Though originally from Co. Durham and partly educated in Yorkshire, I am a naturalised Fenman having lived in and around the region for over 50 years. I became a botanist whilst living in Whittlesey and attending the Neale-Wade school - it was there that the germ of the Fenland Flora was born. Following university at Cambridge (taught by luminaries of the Trust such as Max Walters), I worked briefly with the Field Studies Council as a tutor in Epping Forest. Although I was by then committed to a research career at Monks Wood, my experience with the FSC, teaching groups from 7 year-olds to adults, very nearly changed the course of my working life. It certainly convinced me that I wanted to combine research with teaching and training.
Joining the staff at Monks Wood in 1976, my research at first focussed on transport routes, particularly looking at the role that the banks of active railway lines played in protecting biodiversity. A national survey of railway land was combined with studies of the management of the verges of railways, roads and motorways. Soon, however, I began to look at other straight lines in the countryside – drainage ditches within grazing marshes and other floodplains. For a while, I examined the deterioration of such lowland wetlands over the 19th and 20th centuries before developing the research into methods of restoring biodiversity and creating new wetland and grassland habitats. The latter part of my career at Monks Wood and CEH Wallingford further applied ecohydrology to agri-environment schemes, testing how such programmes could combine farming and nature conservation.
In parallel to my working life, I continued teaching in my “spare time” through the WEA, Cambridge Botanic Garden, the CU Institute of Continuing Education and increasingly with the Wildlife Trust. As a research ecologist, one is continually reminded that the work is not complete until it is published. In a similar way, I felt that remaining just within the research reservation was not enough – I enjoyed trying to pass on some of what I had learnt to people who might apply it, not only nature reserve wardens but anyone committed to knowing more about nature and its protection. That motive extended to taking groups abroad to share wildlife, wild places and their survival. One of the 30 countries where I guided British naturalists was Romania, where I later led the team implementing Natura 2000, where I met my wife and where, since retirement, I now live half the time.

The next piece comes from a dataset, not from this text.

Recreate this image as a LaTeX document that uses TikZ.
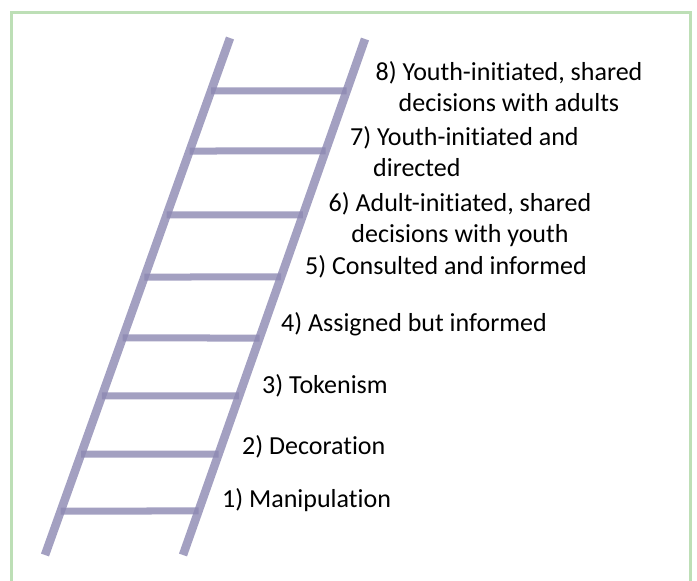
\documentclass[tikz,border=0pt]{standalone}
\usepackage{fontspec}
\setmainfont{Carlito}[Ligatures=NoCommon]
\usetikzlibrary{calc}

\definecolor{framegreen}{RGB}{189,223,182}
\definecolor{laddergray}{RGB}{140,136,178}

\tikzset{
  rail/.style={draw=laddergray, line width=8.5pt, draw opacity=0.8},
  rung/.style={draw=laddergray, line width=7pt, draw opacity=0.8},
  lbl/.style={inner sep=0pt, font=\fontsize{26}{31}\selectfont, text=black},
}

\begin{document}
\begin{tikzpicture}[x=1pt,y=1pt,yscale=-1]
        \useasboundingbox (0,0) rectangle (697,581);

        % frame
        \draw [framegreen, line width=3pt] (11,12) -- (690,12) -- (690,600) -- (11,600) -- cycle;

        % rails
        \coordinate (lt) at (230,38);
        \coordinate (lb) at (45,555);
        \coordinate (rt) at (365,39);
        \coordinate (rb) at (183,555);
        \draw [rail] (lt) -- (lb);
        \draw [rail] (rt) -- (rb);

        % rungs
        \foreach \y in {91,151,215,277,338,396,454,511} {
          \pgfmathsetmacro{\tl}{(\y-38)/517}
          \pgfmathsetmacro{\tr}{(\y-39)/516}
          \draw [rung] ($(lt)!\tl!(lb)$) -- ($(rt)!\tr!(rb)$);
        }

        % Text Node
        \node [lbl, anchor=base west] (step1) at (222,507) {1) Manipulation};
        % Text Node
        \node [lbl, anchor=base west] (step2) at (242,454) {2) Decoration};
        % Text Node
        \node [lbl, anchor=base west] (step3) at (262,393) {3) Tokenism};
        % Text Node
        \node [lbl, anchor=base west] (step4) at (281,331) {4) Assigned but informed};
        % Text Node
        \node [lbl, anchor=base west] (step5) at (305,274) {5) Consulted and informed};
        % Text Node (base sits on the last line)
        \node [lbl, anchor=base, align=center] (step6) at (460,242) {6) Adult-initiated, shared\\decisions with youth};
        % Text Node
        \node [lbl, anchor=base west, align=left] (step7) at (350,176) {7) Youth-initiated and\\\hspace*{23pt}directed};
        % Text Node
        \node [lbl, anchor=base, align=center] (step8) at (509,111) {8) Youth-initiated, shared\\decisions with adults};

\end{tikzpicture}
\end{document}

The role of a trainer for the Wildlife Trust is sheer fun for me and I hope for the people in groups that I lead. I am engaged now in writing a Flora of the entire Fenland basin, and I spend a lot of time trying to persuade sceptical folk of the value of nature conservation in such an intensively altered landscape. With Wildlife Trust courses, the participants are different – they too are committed to learning about and valuing nature, making the courses more of a conversation than one-way traffic. In the present environmental emergency, it is important that there are as many knowledgeable advocates for nature as possible. In a small way, these courses provide both trainer and group to share their enthusiasm and increase their understanding.